Aim
Copy exactly the lines from the beginning of the data down to and including the line holding "var yTitle = 'אחוזים';", without any pictures.

** Begin Supplied data **

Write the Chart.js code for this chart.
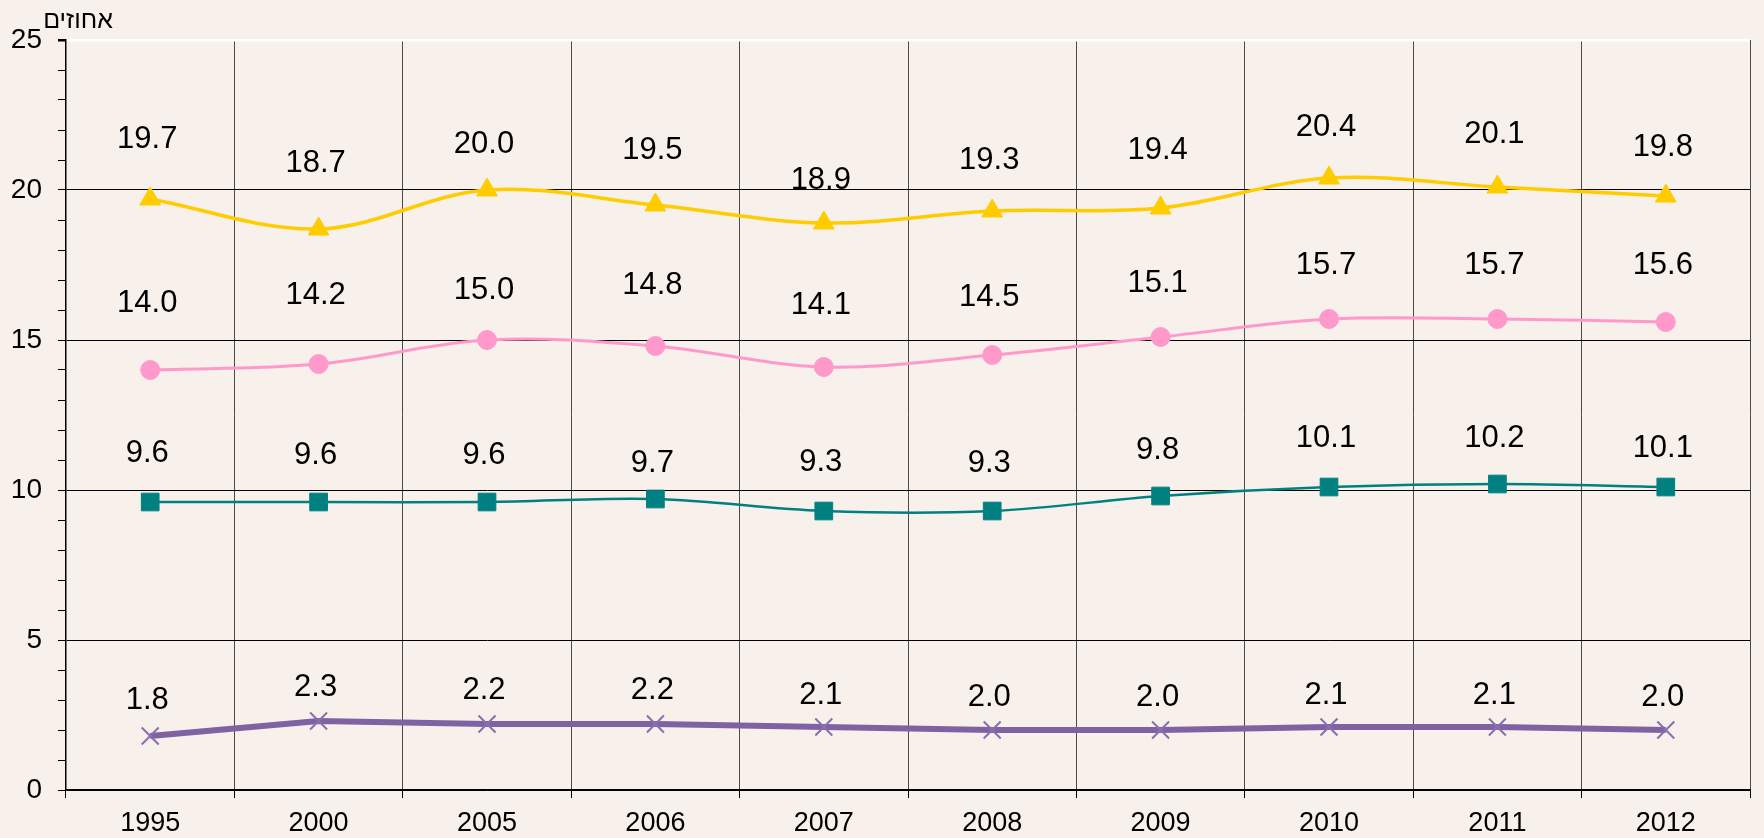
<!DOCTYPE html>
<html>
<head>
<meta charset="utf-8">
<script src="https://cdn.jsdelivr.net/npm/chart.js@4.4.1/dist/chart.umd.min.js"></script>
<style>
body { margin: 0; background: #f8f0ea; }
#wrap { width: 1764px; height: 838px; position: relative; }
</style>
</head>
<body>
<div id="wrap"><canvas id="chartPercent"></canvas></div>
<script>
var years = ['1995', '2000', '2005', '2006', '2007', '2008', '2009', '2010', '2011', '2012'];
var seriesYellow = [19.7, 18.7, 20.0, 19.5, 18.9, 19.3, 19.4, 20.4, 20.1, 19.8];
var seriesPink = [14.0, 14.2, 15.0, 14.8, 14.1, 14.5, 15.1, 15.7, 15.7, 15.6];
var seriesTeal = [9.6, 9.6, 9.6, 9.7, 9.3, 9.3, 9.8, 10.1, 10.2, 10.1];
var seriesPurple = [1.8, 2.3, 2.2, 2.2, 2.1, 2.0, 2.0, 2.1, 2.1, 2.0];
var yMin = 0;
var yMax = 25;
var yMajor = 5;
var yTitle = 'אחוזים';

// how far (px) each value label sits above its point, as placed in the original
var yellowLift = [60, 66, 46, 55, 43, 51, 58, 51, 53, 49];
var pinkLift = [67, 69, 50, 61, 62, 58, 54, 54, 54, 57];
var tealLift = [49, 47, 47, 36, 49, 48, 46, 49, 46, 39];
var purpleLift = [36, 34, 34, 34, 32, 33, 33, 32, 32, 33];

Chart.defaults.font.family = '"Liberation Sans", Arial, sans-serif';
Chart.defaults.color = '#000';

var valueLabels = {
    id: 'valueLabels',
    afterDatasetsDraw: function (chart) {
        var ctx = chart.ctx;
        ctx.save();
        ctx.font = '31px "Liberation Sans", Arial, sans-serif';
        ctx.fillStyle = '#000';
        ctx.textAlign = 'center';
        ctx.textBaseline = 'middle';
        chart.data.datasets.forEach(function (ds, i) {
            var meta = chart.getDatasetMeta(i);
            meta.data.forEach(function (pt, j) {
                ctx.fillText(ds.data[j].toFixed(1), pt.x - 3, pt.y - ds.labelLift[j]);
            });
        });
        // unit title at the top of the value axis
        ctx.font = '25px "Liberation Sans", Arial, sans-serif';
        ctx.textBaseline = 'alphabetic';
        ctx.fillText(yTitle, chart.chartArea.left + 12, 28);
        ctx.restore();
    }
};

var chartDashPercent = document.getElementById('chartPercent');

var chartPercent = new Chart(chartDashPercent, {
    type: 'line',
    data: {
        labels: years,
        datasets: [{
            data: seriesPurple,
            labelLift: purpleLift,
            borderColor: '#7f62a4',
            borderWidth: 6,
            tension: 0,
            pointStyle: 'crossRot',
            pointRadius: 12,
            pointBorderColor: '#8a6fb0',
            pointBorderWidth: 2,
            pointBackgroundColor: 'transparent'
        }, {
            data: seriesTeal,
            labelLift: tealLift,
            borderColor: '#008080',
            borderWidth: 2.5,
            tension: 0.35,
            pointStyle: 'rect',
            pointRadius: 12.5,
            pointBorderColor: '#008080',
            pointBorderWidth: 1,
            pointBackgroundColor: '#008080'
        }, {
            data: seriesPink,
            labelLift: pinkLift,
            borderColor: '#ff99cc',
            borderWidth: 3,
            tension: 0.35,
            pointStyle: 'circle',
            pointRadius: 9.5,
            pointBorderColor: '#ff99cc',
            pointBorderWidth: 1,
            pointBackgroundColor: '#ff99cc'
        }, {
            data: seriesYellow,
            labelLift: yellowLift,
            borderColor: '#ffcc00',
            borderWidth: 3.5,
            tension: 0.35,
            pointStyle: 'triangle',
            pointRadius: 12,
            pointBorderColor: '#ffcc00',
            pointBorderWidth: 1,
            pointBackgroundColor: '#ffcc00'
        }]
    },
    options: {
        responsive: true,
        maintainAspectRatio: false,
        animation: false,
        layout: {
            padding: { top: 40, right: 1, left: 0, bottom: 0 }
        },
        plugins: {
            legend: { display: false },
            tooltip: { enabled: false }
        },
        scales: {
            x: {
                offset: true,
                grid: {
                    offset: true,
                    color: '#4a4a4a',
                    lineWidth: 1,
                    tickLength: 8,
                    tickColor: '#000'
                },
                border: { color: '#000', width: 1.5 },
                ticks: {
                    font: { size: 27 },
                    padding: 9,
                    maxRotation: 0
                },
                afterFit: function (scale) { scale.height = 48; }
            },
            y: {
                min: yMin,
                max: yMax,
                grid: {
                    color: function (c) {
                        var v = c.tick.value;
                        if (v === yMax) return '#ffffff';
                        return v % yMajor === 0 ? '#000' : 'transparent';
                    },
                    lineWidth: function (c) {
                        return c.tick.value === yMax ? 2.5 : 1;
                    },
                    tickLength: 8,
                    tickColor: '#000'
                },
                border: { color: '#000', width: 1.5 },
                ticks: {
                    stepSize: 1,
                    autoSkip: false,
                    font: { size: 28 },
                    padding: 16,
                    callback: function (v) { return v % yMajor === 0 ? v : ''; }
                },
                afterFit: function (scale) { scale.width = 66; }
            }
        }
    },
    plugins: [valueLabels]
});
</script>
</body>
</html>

** End Supplied data **

Reply to the exercise
Write the Chart.js code for this chart.
<!DOCTYPE html>
<html>
<head>
<meta charset="utf-8">
<script src="https://cdn.jsdelivr.net/npm/chart.js@4.4.1/dist/chart.umd.min.js"></script>
<style>
body { margin: 0; background: #f8f0ea; }
#wrap { width: 1764px; height: 838px; position: relative; }
</style>
</head>
<body>
<div id="wrap"><canvas id="chartPercent"></canvas></div>
<script>
var years = ['1995', '2000', '2005', '2006', '2007', '2008', '2009', '2010', '2011', '2012'];
var seriesYellow = [19.7, 18.7, 20.0, 19.5, 18.9, 19.3, 19.4, 20.4, 20.1, 19.8];
var seriesPink = [14.0, 14.2, 15.0, 14.8, 14.1, 14.5, 15.1, 15.7, 15.7, 15.6];
var seriesTeal = [9.6, 9.6, 9.6, 9.7, 9.3, 9.3, 9.8, 10.1, 10.2, 10.1];
var seriesPurple = [1.8, 2.3, 2.2, 2.2, 2.1, 2.0, 2.0, 2.1, 2.1, 2.0];
var yMin = 0;
var yMax = 25;
var yMajor = 5;
var yTitle = 'אחוזים';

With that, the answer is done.